Detecting GAN generated errors
This work addresses the challenge of assessing image quality for GAN users, offering a tool to select better samples, though it is incremental as it builds on existing GAN frameworks.
The paper tackles the problem of evaluating individual GAN-generated images by proposing a method to detect errors within them, showing that their metric correlates with FID scores for ranking models like Improved Wasserstein, BigGAN, and StyleGAN.

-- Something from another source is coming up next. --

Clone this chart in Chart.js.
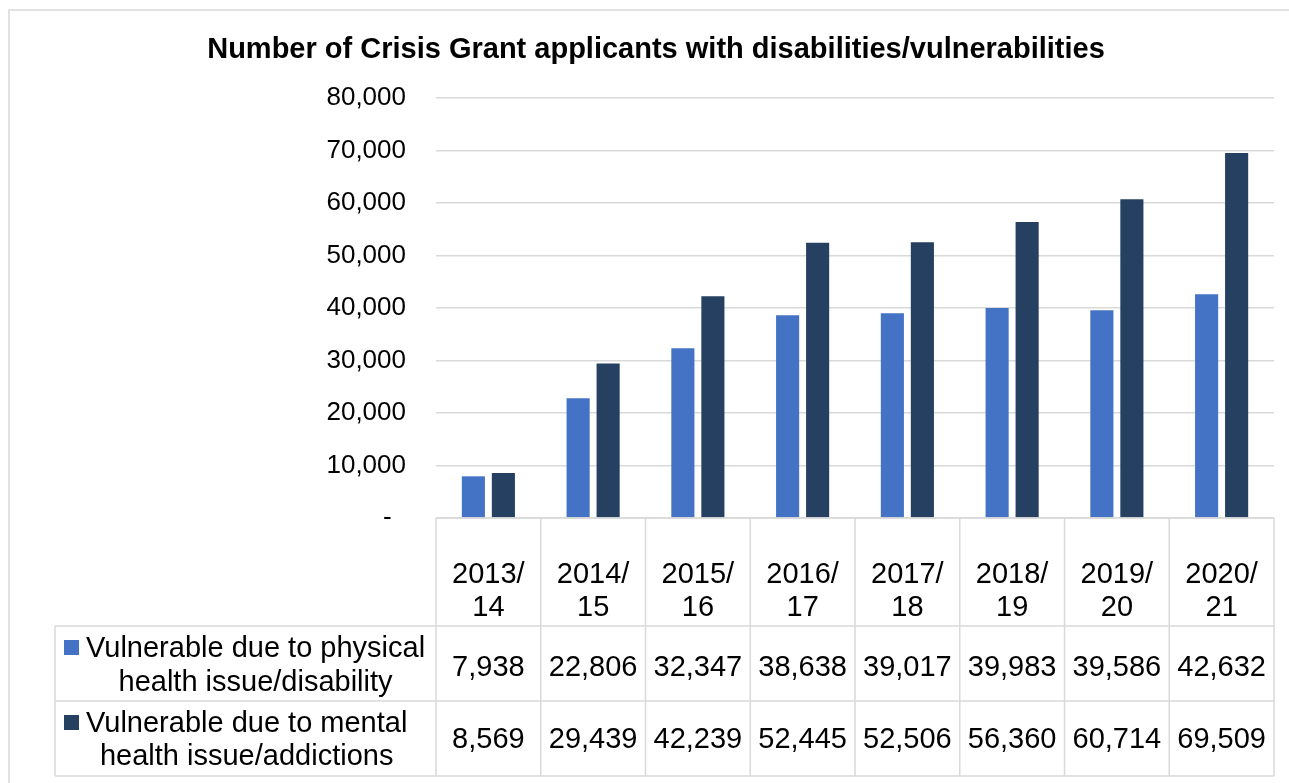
<!DOCTYPE html>
<html>
<head>
<meta charset="utf-8">
<script src="https://cdn.jsdelivr.net/npm/chart.js@4/dist/chart.umd.min.js"></script>
<style>
  html, body { margin: 0; padding: 0; background: #fff; }
  #wrap { width: 1289px; height: 783px; }
</style>
</head>
<body>
<div id="wrap">
  <canvas id="myChart" width="1289" height="783"></canvas>
</div>
<script>
  // financial years, split over two lines like the table header
  const years = [
    ['2013/', '14'], ['2014/', '15'], ['2015/', '16'], ['2016/', '17'],
    ['2017/', '18'], ['2018/', '19'], ['2019/', '20'], ['2020/', '21']
  ];
  const physicalLabel = ['Vulnerable due to physical', 'health issue/disability'];
  const mentalLabel = ['Vulnerable due to mental', 'health issue/addictions'];
  const physical = [7938, 22806, 32347, 38638, 39017, 39983, 39586, 42632];
  const mental = [8569, 29439, 42239, 52445, 52506, 56360, 60714, 69509];
  const yTicks = [0, 10000, 20000, 30000, 40000, 50000, 60000, 70000, 80000];

  const FONT = "'Liberation Sans', Arial, sans-serif";
  const LINE = '#d9d9d9';
  const BLUE = '#4472c4';
  const NAVY = '#264062';

  const fmt = v => v.toLocaleString('en-US');

  // title, outer frame and the data table underneath the bars
  const tablePlugin = {
    id: 'dataTable',
    afterDraw(chart) {
      const c = chart.ctx;
      const xs = chart.scales.x;
      const area = chart.chartArea;
      const n = years.length;
      const step = (area.right - area.left) / n;
      const rowTops = [area.bottom, 626, 701, 776];

      c.save();
      // frame
      c.strokeStyle = LINE;
      c.lineWidth = 1.5;
      c.beginPath();
      c.moveTo(9, 783); c.lineTo(9, 10); c.lineTo(1289, 10);
      c.stroke();

      // title
      c.fillStyle = '#000';
      c.font = 'bold 29px ' + FONT;
      c.textAlign = 'center';
      c.textBaseline = 'alphabetic';
      c.fillText('Number of Crisis Grant applicants with disabilities/vulnerabilities', 656, 58);

      // grid of the table
      c.beginPath();
      c.moveTo(area.left, rowTops[0]); c.lineTo(area.right, rowTops[0]);
      for (let r = 1; r < rowTops.length; r++) {
        c.moveTo(55, rowTops[r]); c.lineTo(area.right, rowTops[r]);
      }
      for (let i = 0; i <= n; i++) {
        const x = area.left + i * step;
        c.moveTo(x, rowTops[0]); c.lineTo(x, rowTops[3]);
      }
      c.moveTo(55, rowTops[1]); c.lineTo(55, rowTops[3]);
      c.stroke();

      // header and values
      c.font = '29px ' + FONT;
      c.fillStyle = '#000';
      years.forEach((lines, i) => {
        const x = xs.getPixelForValue(i);
        c.fillText(lines[0], x, 583);
        c.fillText(lines[1], x, 616);
        c.fillText(fmt(physical[i]), x, 676);
        c.fillText(fmt(mental[i]), x, 748);
      });

      // series names with their colour keys
      const rows = [
        { lines: physicalLabel, color: BLUE, base: [657, 691], key: 640 },
        { lines: mentalLabel, color: NAVY, base: [732, 765], key: 715 }
      ];
      rows.forEach(row => {
        const w = Math.max(...row.lines.map(t => c.measureText(t).width));
        const mid = 86 + w / 2;
        row.lines.forEach((t, k) => c.fillText(t, mid, row.base[k]));
        c.fillStyle = row.color;
        c.fillRect(64, row.key, 15, 15);
        c.fillStyle = '#000';
      });
      c.restore();
    }
  };

  const ctx = document.getElementById('myChart');
  new Chart(ctx, {
    type: 'bar',
    data: {
      labels: years.map(y => y.join('')),
      datasets: [
        { label: physicalLabel.join(' '), data: physical, backgroundColor: BLUE },
        { label: mentalLabel.join(' '), data: mental, backgroundColor: NAVY }
      ]
    },
    options: {
      responsive: false,
      animation: false,
      layout: { padding: { left: 0, right: 15, top: 98, bottom: 265 } },
      datasets: { bar: { categoryPercentage: 0.573, barPercentage: 0.77 } },
      plugins: { legend: { display: false }, tooltip: { enabled: false }, title: { display: false } },
      scales: {
        x: { display: false },
        y: {
          min: 0,
          max: 80000,
          afterFit(scale) { scale.width = 436; },
          afterBuildTicks(scale) { scale.ticks = yTicks.map(v => ({ value: v })); },
          border: { display: false },
          grid: { color: LINE, lineWidth: 1.5, drawTicks: false },
          ticks: {
            padding: 30,
            color: '#000',
            font: { family: FONT, size: 26 },
            callback: v => v === 0 ? '-  ' : fmt(v)
          }
        }
      }
    },
    plugins: [tablePlugin]
  });
</script>
</body>
</html>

Despite an impressive performance from the latest GAN for generating hyper-realistic images, GAN discriminators have difficulty evaluating the quality of an individual generated sample. This is because the task of evaluating the quality of a generated image differs from deciding if an image is real or fake. A generated image could be perfect except in a single area but still be detected as fake. Instead, we propose a novel approach for detecting where errors occur within a generated image. By collaging real images with generated images, we compute for each pixel, whether it belongs to the real distribution or generated distribution. Furthermore, we leverage attention to model long-range dependency; this allows detection of errors which are reasonable locally but not holistically. For evaluation, we show that our error detection can act as a quality metric for an individual image, unlike FID and IS. We leverage Improved Wasserstein, BigGAN, and StyleGAN to show a ranking based on our metric correlates impressively with FID scores. Our work opens the door for better understanding of GAN and the ability to select the best samples from a GAN model.